RECORDS FOR THE EXERCISE:
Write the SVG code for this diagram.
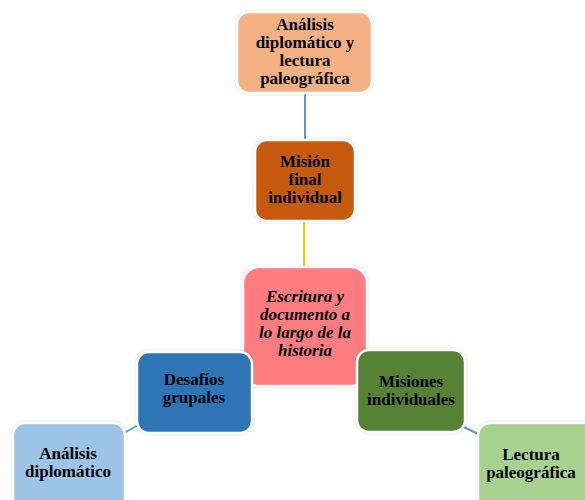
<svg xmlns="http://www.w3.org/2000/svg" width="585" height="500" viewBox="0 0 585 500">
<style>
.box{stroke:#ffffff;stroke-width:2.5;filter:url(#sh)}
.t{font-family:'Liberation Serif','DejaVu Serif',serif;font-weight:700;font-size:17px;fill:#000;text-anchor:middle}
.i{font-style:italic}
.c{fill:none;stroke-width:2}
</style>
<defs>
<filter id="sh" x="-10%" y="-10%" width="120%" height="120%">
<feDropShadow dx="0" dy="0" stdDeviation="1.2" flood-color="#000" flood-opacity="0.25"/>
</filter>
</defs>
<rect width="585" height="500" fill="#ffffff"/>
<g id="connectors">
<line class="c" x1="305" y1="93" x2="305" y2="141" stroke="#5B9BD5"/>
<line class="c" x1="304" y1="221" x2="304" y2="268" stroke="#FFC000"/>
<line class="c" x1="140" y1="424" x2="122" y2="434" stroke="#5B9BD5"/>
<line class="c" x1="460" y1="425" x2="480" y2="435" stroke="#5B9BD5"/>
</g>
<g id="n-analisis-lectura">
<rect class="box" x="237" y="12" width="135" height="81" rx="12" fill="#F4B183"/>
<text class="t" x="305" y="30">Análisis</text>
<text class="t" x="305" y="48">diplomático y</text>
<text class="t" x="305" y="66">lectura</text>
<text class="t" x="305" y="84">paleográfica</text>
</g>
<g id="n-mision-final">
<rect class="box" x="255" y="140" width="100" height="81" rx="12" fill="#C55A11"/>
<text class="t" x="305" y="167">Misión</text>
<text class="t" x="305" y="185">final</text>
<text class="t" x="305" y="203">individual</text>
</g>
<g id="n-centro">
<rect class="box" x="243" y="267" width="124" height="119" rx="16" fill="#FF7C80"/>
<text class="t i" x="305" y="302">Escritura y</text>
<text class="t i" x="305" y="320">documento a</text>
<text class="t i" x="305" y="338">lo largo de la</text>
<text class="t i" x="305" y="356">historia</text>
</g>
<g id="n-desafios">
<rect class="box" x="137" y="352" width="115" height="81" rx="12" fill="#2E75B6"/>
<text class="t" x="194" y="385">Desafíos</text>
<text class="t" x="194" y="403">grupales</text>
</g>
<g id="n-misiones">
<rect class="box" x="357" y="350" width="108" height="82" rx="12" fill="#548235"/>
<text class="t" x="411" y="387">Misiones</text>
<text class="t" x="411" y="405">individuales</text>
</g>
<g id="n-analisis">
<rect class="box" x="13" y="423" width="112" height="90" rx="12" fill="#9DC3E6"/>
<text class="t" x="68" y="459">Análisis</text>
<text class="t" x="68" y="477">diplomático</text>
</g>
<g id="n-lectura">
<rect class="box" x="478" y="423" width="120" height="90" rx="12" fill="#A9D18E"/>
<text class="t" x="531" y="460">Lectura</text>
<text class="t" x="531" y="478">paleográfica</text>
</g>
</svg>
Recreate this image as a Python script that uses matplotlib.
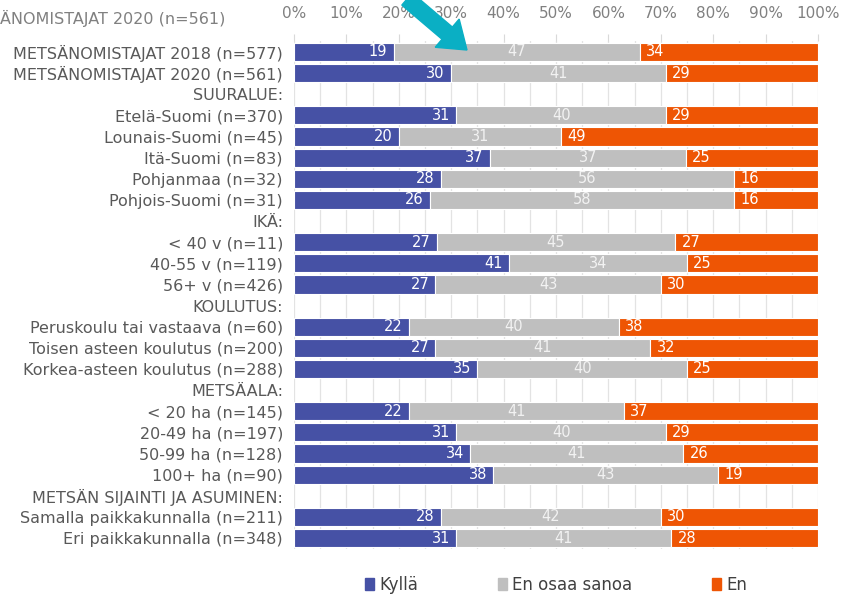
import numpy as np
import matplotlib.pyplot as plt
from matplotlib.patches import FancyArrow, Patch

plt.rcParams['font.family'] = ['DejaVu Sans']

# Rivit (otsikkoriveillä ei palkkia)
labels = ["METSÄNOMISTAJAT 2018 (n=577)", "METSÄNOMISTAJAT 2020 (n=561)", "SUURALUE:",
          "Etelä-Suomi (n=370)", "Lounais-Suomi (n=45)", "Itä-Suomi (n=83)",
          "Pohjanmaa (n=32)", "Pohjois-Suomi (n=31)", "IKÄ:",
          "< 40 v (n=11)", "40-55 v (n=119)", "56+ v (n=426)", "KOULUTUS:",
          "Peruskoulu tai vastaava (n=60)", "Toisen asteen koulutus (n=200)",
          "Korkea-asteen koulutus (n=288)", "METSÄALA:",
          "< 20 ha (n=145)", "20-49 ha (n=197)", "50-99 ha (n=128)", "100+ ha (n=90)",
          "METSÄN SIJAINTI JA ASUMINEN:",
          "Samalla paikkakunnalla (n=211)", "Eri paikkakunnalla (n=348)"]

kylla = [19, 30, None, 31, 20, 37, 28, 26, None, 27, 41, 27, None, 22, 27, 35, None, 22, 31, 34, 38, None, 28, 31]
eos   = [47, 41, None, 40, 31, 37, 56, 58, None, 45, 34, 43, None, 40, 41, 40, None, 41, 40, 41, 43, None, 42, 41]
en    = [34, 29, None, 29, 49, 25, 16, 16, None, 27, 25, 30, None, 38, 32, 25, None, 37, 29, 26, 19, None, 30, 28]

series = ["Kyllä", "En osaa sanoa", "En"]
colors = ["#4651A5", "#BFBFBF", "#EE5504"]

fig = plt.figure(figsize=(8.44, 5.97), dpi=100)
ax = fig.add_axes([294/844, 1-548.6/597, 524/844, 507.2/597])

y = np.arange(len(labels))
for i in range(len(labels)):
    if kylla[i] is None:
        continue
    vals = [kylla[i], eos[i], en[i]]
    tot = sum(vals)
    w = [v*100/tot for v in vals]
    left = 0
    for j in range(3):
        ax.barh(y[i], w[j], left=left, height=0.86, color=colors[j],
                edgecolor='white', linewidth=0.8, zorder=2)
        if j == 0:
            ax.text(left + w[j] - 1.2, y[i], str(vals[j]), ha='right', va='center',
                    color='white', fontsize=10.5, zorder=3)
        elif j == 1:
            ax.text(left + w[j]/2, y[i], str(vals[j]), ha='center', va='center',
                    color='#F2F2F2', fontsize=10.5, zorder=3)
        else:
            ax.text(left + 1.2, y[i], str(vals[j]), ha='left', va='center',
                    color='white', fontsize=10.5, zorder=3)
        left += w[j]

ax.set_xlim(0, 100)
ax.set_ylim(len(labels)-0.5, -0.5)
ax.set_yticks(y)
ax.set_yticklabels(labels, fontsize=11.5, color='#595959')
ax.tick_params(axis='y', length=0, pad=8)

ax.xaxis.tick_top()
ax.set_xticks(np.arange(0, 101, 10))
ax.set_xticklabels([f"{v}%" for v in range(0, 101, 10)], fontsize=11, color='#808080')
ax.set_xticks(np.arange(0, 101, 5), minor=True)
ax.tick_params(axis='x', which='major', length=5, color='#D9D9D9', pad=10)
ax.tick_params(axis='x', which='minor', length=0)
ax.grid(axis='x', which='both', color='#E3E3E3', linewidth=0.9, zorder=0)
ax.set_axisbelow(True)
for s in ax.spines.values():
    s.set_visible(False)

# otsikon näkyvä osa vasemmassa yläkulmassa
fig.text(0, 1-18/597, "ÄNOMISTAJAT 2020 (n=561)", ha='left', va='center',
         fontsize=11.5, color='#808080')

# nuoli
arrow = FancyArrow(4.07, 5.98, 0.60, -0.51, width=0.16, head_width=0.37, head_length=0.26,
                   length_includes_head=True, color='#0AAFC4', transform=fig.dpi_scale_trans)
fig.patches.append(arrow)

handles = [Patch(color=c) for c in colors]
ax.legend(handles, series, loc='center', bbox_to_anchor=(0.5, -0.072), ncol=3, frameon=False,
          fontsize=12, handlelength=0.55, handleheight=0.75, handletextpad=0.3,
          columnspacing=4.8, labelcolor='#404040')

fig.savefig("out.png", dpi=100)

---

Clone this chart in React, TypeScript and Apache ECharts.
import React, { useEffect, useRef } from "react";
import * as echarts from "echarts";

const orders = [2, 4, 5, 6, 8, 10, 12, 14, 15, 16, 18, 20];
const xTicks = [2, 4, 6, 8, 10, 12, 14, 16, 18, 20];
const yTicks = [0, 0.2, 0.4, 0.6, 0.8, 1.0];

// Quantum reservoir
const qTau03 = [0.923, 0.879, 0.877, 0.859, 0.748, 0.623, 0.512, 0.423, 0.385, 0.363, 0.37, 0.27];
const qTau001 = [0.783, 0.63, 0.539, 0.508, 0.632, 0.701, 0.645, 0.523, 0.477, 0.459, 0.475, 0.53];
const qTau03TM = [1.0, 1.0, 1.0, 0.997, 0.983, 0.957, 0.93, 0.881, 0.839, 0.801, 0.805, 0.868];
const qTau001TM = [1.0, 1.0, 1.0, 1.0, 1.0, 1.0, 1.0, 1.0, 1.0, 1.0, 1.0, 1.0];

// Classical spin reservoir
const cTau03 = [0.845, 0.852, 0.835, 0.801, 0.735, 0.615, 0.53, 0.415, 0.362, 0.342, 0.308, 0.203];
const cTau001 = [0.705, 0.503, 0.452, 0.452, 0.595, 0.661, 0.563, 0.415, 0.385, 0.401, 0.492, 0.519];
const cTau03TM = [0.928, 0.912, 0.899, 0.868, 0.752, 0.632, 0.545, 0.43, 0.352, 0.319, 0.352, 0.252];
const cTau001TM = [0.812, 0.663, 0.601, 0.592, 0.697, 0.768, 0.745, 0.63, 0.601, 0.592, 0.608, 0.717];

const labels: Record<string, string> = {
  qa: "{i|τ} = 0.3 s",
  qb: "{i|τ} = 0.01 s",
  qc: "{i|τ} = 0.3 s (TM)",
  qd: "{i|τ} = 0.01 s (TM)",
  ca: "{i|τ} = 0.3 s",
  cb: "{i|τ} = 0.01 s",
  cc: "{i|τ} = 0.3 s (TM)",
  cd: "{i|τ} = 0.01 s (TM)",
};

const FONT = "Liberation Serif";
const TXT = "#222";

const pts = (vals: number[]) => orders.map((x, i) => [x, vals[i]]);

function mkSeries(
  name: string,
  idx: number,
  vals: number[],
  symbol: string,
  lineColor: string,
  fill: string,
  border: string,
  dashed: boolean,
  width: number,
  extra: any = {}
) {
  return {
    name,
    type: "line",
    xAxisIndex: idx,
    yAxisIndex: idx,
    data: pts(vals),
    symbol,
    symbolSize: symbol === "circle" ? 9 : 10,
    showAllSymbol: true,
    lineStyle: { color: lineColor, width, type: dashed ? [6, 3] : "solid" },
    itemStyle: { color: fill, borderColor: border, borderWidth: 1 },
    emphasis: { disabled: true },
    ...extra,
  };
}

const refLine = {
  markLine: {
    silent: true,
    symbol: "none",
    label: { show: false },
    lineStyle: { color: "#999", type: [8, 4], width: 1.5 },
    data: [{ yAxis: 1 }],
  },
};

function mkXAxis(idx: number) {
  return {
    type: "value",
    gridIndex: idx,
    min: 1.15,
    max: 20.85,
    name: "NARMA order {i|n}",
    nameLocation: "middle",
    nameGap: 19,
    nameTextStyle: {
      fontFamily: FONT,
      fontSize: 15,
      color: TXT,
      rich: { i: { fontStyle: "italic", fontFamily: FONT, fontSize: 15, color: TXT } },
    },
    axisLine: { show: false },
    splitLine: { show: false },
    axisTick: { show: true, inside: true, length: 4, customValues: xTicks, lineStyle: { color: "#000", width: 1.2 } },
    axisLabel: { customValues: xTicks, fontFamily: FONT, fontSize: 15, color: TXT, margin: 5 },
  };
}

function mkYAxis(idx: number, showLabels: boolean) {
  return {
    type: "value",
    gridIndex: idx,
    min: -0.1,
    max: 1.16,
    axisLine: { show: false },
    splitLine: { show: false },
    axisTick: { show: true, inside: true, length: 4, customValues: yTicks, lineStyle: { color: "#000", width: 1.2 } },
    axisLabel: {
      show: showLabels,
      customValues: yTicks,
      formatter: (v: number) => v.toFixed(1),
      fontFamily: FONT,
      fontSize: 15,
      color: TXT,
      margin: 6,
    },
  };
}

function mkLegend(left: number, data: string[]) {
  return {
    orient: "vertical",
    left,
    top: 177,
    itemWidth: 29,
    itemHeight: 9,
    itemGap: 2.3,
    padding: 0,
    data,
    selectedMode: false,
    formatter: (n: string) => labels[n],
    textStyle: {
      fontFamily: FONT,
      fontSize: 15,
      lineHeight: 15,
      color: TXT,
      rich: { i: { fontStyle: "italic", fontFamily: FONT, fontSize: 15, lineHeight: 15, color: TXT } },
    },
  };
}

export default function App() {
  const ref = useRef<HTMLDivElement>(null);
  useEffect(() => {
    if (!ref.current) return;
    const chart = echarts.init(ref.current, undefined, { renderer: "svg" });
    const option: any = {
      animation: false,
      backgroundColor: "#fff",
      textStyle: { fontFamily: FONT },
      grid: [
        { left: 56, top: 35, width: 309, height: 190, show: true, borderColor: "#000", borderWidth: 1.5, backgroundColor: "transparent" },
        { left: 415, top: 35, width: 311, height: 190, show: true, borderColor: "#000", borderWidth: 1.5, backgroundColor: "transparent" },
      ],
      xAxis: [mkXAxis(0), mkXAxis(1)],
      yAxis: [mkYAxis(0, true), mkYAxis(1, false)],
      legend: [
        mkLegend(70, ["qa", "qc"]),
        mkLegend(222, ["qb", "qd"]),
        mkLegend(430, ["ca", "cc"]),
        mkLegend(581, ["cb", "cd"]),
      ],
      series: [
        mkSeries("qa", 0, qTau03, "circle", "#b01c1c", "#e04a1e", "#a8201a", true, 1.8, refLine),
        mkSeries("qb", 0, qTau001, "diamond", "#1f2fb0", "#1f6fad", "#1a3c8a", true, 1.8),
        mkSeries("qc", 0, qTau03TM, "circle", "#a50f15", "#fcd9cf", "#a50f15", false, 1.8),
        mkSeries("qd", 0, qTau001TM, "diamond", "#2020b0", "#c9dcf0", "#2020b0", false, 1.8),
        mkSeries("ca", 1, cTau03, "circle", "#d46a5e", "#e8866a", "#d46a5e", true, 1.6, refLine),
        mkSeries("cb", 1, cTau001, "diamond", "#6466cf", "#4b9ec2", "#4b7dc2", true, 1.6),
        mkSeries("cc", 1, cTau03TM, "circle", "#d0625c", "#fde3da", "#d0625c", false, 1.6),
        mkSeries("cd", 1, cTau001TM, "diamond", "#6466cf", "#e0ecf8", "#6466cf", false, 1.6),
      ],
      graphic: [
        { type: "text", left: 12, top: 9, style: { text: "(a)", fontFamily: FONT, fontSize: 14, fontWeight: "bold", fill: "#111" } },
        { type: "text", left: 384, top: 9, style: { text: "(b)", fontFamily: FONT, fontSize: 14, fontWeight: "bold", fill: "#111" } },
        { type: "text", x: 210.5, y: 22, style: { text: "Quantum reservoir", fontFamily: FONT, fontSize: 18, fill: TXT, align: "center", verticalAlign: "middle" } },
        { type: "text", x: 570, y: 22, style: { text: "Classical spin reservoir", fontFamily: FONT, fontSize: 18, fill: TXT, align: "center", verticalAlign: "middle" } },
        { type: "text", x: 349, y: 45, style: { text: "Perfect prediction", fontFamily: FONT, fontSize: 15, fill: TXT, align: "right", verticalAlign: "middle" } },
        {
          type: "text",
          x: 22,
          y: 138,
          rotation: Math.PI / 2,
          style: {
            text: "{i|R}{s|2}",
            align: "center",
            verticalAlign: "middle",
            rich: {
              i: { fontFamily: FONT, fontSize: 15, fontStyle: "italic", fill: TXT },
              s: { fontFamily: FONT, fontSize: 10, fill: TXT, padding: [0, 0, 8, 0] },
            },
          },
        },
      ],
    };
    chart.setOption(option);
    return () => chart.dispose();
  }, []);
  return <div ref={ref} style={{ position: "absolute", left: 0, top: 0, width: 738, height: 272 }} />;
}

WHAT YOU WILL DO: Only the lines from the one with "Recreate this image" through the one with "plt.rcParams['font.family'] = ['DejaVu Sans']", both included, go in the copy, exactly as written. Leave the pictures behind.

RESULT OF THIS EXERCISE:
Recreate this image as a Python script that uses matplotlib.
import numpy as np
import matplotlib.pyplot as plt
from matplotlib.patches import FancyArrow, Patch

plt.rcParams['font.family'] = ['DejaVu Sans']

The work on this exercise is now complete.